Journalists from several media organizations witnessed the incident while on board BRP Francisco Dagohoy, a multi-mission vessel of the Bureau of Fisheries and Aquatic Resources.

The Dagohoy was just two hours into its journey from Pag-asa Island to Puerto Princesa, Palawan after completing an aid mission when it encountered the Chinese ship.

An official Department of Agriculture-BFAR statement said the Dagohoy carried P4.95 million worth of fishing and post-harvest equipment to fisherfolk groups in Pag-Asa Island.

Amid rough sea conditions and gloomy skies, a speeding gray ship flying China’s flag with bow number 549 appeared on the horizon.

It caught the crew of the Dagohoy by surprise, as the Chinese ship’s Automatic Identification System was turned off while making its approach from the rear.

The navy vessel revved up its powerful engines and started making a beeline for the much slower BRP ship, GMA News reported. The Chinese ship barreled through the waves with ease, tailing the Philippine ship from a distance of approximately one nautical mile.

The navy ship then maneuvered to the right and shadowed the civilian vessel while still maintaining a safe sailing distance.

People on board BRP Francisco Dagohoy watched and observed alertly, GMA News said.

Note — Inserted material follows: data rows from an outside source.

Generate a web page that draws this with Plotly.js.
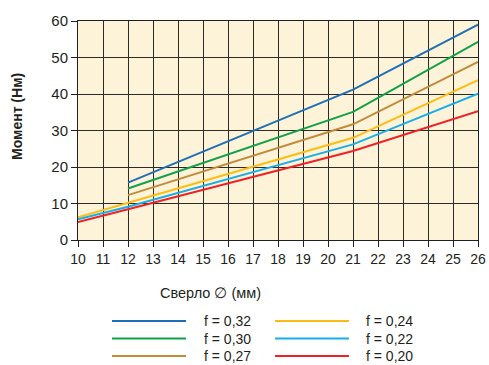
<!DOCTYPE html>
<html><head><meta charset="utf-8">
<script src="https://cdn.plot.ly/plotly-3.0.1.min.js"></script>
<style>body{margin:0;background:#fff}#c{width:489px;height:365px}</style>
</head><body><div id="c"></div>
<script>
const xShort = [12, 21, 26];
const xLong = [10, 12, 21, 26];
const f032 = [15.7, 41.2, 59.0];
const f030 = [14.1, 35.1, 54.3];
const f027 = [12.3, 31.7, 48.8];
const f024 = [6.2, 10.2, 28.0, 43.8];
const f022 = [5.7, 9.1, 26.2, 40.1];
const f020 = [4.9, 8.4, 24.4, 35.3];
const seriesNames = ['f = 0,32','f = 0,30','f = 0,27','f = 0,24','f = 0,22','f = 0,20'];
const seriesColors = ['#1f6fb5','#14a04b','#c08c3c','#fbbd15','#18aee8','#ec2227'];
const seriesX = [xShort, xShort, xShort, xLong, xLong, xLong];
const seriesY = [f032, f030, f027, f024, f022, f020];
const xTicks = [10,11,12,13,14,15,16,17,18,19,20,21,22,23,24,25,26];
const yTicks = [0,10,20,30,40,50,60];

const W=489, H=365, ml=78, mr=11, mt=21, mb=125;
const pw=W-ml-mr, ph=H-mt-mb;
const px = p => (p-ml)/pw;
const py = p => (H-mb-p)/ph;

const traces = seriesY.map((y,i)=>({
  x: seriesX[i], y: y, type:'scatter', mode:'lines', name: seriesNames[i],
  line:{color:seriesColors[i], width:2}, showlegend:false, hoverinfo:'skip'
}));

const shapes=[], annotations=[];
const legendCols=[[112,186,202],[275,349,364]];
const legendRows=[321,338.5,356];
seriesNames.forEach((n,i)=>{
  const col=legendCols[Math.floor(i/3)], row=legendRows[i%3];
  shapes.push({type:'line', xref:'paper', yref:'paper', x0:px(col[0]), x1:px(col[1]), y0:py(row), y1:py(row),
    line:{color:seriesColors[i], width:2}});
  annotations.push({xref:'paper', yref:'paper', x:px(col[2]), y:py(row), xanchor:'left', yanchor:'middle',
    text:n, showarrow:false, font:{family:'Liberation Sans, Arial', size:14, color:'#231f20'}});
});
annotations.push({xref:'paper', yref:'paper', x:px(210), y:py(293), xanchor:'center', yanchor:'middle',
  text:'Сверло ∅ (мм)', showarrow:false, font:{family:'Liberation Sans, Arial', size:14.5, color:'#231f20'}});
annotations.push({xref:'paper', yref:'paper', x:px(17), y:py(117), xanchor:'center', yanchor:'middle', textangle:-90,
  text:'<b>Момент (Нм)</b>', showarrow:false, font:{family:'Liberation Sans, Arial', size:14, color:'#231f20'}});

const layout = {
  width:W, height:H, margin:{l:ml, r:mr, t:mt, b:mb},
  paper_bgcolor:'#ffffff', plot_bgcolor:'#fdf3d8',
  font:{family:'Liberation Sans, Arial', size:14, color:'#231f20'},
  xaxis:{range:[10,26], tickvals:xTicks, ticktext:xTicks.map(String), showgrid:true, gridcolor:'#2e2a26', gridwidth:1,
    zeroline:false, showline:true, linecolor:'#231f20', linewidth:1, mirror:true,
    ticks:'outside', ticklen:6, tickcolor:'#231f20', tickfont:{size:14}},
  yaxis:{range:[0,60], tickvals:yTicks, ticktext:yTicks.map(String), showgrid:true, gridcolor:'#2e2a26', gridwidth:1,
    zeroline:false, showline:true, linecolor:'#231f20', linewidth:1, mirror:true,
    ticks:'outside', ticklen:6, tickcolor:'#231f20', tickfont:{size:15}},
  shapes:shapes, annotations:annotations, showlegend:false
};
Plotly.newPlot('c', traces, layout, {staticPlot:true, displayModeBar:false});
</script></body></html>
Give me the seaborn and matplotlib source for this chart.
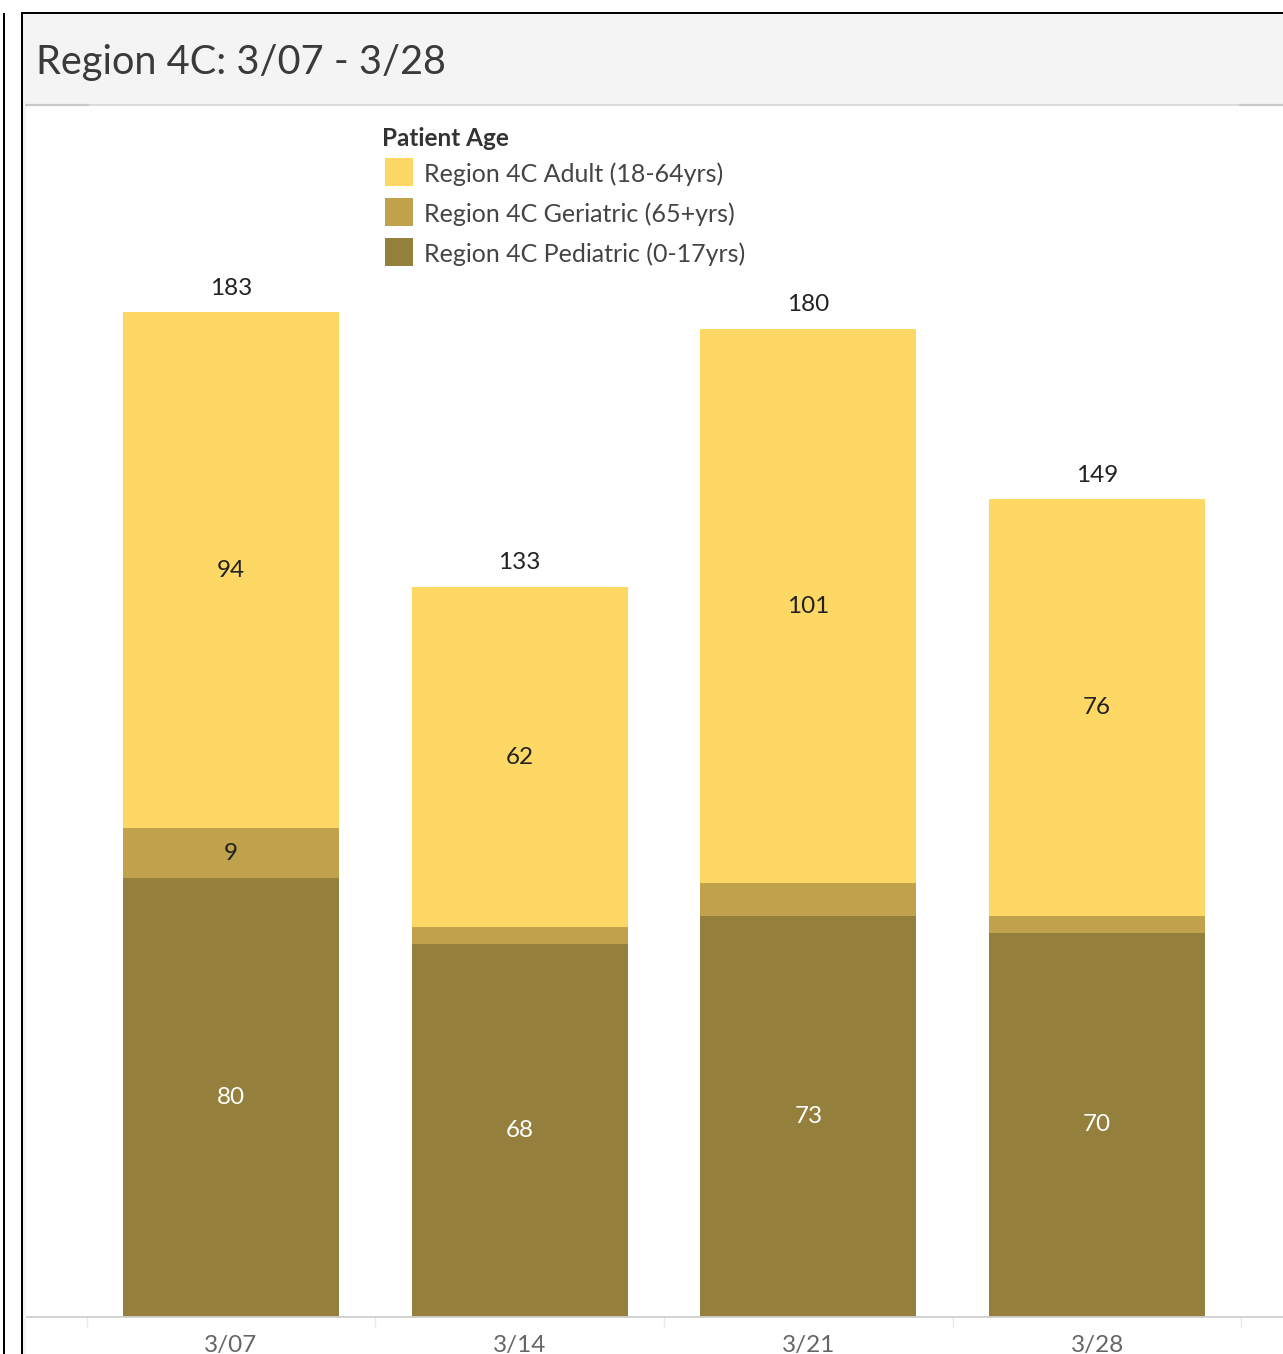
import matplotlib
matplotlib.use("Agg")
import matplotlib.pyplot as plt
from matplotlib.patches import Rectangle
from matplotlib.lines import Line2D
import seaborn as sns
import numpy as np
import pandas as pd

# Weekly patient counts by age group
weeks = ["3/07", "3/14", "3/21", "3/28"]
pediatric = [80, 68, 73, 70]
geriatric = [9, 3, 6, 3]
adult = [94, 62, 101, 76]

series_names = [
    "Region 4C Adult (18-64yrs)",
    "Region 4C Geriatric (65+yrs)",
    "Region 4C Pediatric (0-17yrs)",
]
colors = ["#FED864", "#BFA24B", "#947F3C"]
title = "Region 4C: 3/07 - 3/28"
legend_title = "Patient Age"

W, H = 1283, 1354
FONT = "Lato"

sns.set_theme(style="white")
plt.rcParams["font.family"] = [FONT, "DejaVu Sans"]

fig = plt.figure(figsize=(W / 100, H / 100), dpi=100)
fig.patch.set_facecolor("white")


def fx(x):
    return x / W


def fy(y):
    return 1 - y / H


# Dashboard framing: neighbouring panel edge, panel border, header band
fig.patches.append(Rectangle((fx(3), 0), fx(2), fy(13), transform=fig.transFigure,
                             facecolor="black", edgecolor="none", zorder=0))
fig.patches.append(Rectangle((fx(21), 0), fx(2), fy(12), transform=fig.transFigure,
                             facecolor="black", edgecolor="none", zorder=0))
fig.patches.append(Rectangle((fx(21), fy(14)), 1 - fx(21), 2 / H,
                             transform=fig.transFigure, facecolor="black",
                             edgecolor="none", zorder=0))
fig.patches.append(Rectangle((fx(23), fy(104)), 1 - fx(23), (104 - 14) / H,
                             transform=fig.transFigure, facecolor="#F4F4F4",
                             edgecolor="none", zorder=0))
fig.patches.append(Rectangle((fx(23), 0), fx(3), fy(104), transform=fig.transFigure,
                             facecolor="#F4F4F4", edgecolor="none", zorder=0))
fig.lines.append(Line2D([fx(26), 1], [fy(104.5), fy(104.5)], transform=fig.transFigure,
                        color="#D4D4D4", linewidth=1.2, zorder=1))
fig.lines.append(Line2D([fx(26), fx(88)], [fy(104.5), fy(104.5)], transform=fig.transFigure,
                        color="#C8C8C8", linewidth=1.6, zorder=1))
fig.lines.append(Line2D([fx(1240), 1], [fy(104.5), fy(104.5)], transform=fig.transFigure,
                        color="#C8C8C8", linewidth=1.6, zorder=1))

fig.text(fx(36), fy(74), title, fontsize=28.6, color="#3A3A3A", va="baseline", ha="left",
         family=[FONT, "DejaVu Sans"])

# Plot area
ax = fig.add_axes([fx(26), fy(1317), fx(1283) - fx(26), (1317 - 105) / H])
ax.set_facecolor("white")

df = pd.DataFrame({"week": weeks, "pediatric": pediatric,
                   "geriatric": geriatric, "adult": adult})
df["ped_ger"] = df["pediatric"] + df["geriatric"]
df["total"] = df["ped_ger"] + df["adult"]

# Stacked bars: draw cumulative totals back to front
for col, c in [("total", colors[0]), ("ped_ger", colors[1]), ("pediatric", colors[2])]:
    sns.barplot(data=df, x="week", y=col, order=weeks, color=c, saturation=1,
                width=0.748, linewidth=0, errorbar=None, ax=ax)

ax.set_xlim(-0.710, 3.644)
ax.set_ylim(0, 220.8)
ax.set_xlabel("")
ax.set_ylabel("")
ax.set_yticks([])

for s in ["left", "right", "top"]:
    ax.spines[s].set_visible(False)
ax.spines["bottom"].set_color("#D0D0D0")
ax.spines["bottom"].set_linewidth(1.3)

ax.set_xticks(range(len(weeks)))
ax.set_xticklabels(weeks)
ax.set_xticks(np.arange(-0.5, len(weeks), 1.0), minor=True)
ax.tick_params(axis="x", which="major", length=0, pad=13, labelsize=17.5, labelcolor="#666666")
ax.tick_params(axis="x", which="minor", length=7.5, width=1, color="#E8E8E8",
               direction="out", bottom=True)
for lbl in ax.get_xticklabels():
    lbl.set_family([FONT, "DejaVu Sans"])

# Value labels
for i, row in df.iterrows():
    ax.annotate(f"{row['total']}", (i, row["total"]), xytext=(0, 17.3),
                textcoords="offset points", ha="center", va="center",
                fontsize=17.5, color="#222222")
    ax.text(i, row["ped_ger"] + row["adult"] / 2, f"{row['adult']}", ha="center",
            va="center", fontsize=17.5, color="#222222")
    if row["geriatric"] >= 8:
        ax.text(i, row["pediatric"] + row["geriatric"] / 2, f"{row['geriatric']}",
                ha="center", va="center", fontsize=17.5, color="#222222")
    ax.text(i, row["pediatric"] / 2, f"{row['pediatric']}", ha="center",
            va="center", fontsize=17.5, color="white")

# Legend
fig.text(fx(382), fy(139), legend_title, fontsize=17.5, fontweight="bold", color="#333333",
         ha="left", va="center")
for k, (name, c) in enumerate(zip(series_names, colors)):
    y0 = 158 + 40 * k
    fig.patches.append(Rectangle((fx(385), fy(y0 + 28)), fx(28), 28 / H,
                                 transform=fig.transFigure, facecolor=c,
                                 edgecolor="none", zorder=3))
    fig.text(fx(424), fy(y0 + 16), name, fontsize=18, color="#444444",
             ha="left", va="center")

fig.savefig("out.png", dpi=100, facecolor="white")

Nothing else happened — not even a radio challenge was heard from the Chinese Navy ship.

The commanding officer of BRP Francisco Dagohoy downplayed the close encounter with the Chinese gray ship.

“It did not do any aggressive maneuver,” Lieutenant Commander Mark Adrias said.

The Dagohoy proceeded with its voyage as planned, reaching Puerto Princesa on Friday afternoon.

China has been flexing its military supremacy in the contested waters of the West Philippine Sea, ignoring a United Nations ruling that rejected its territorial claims.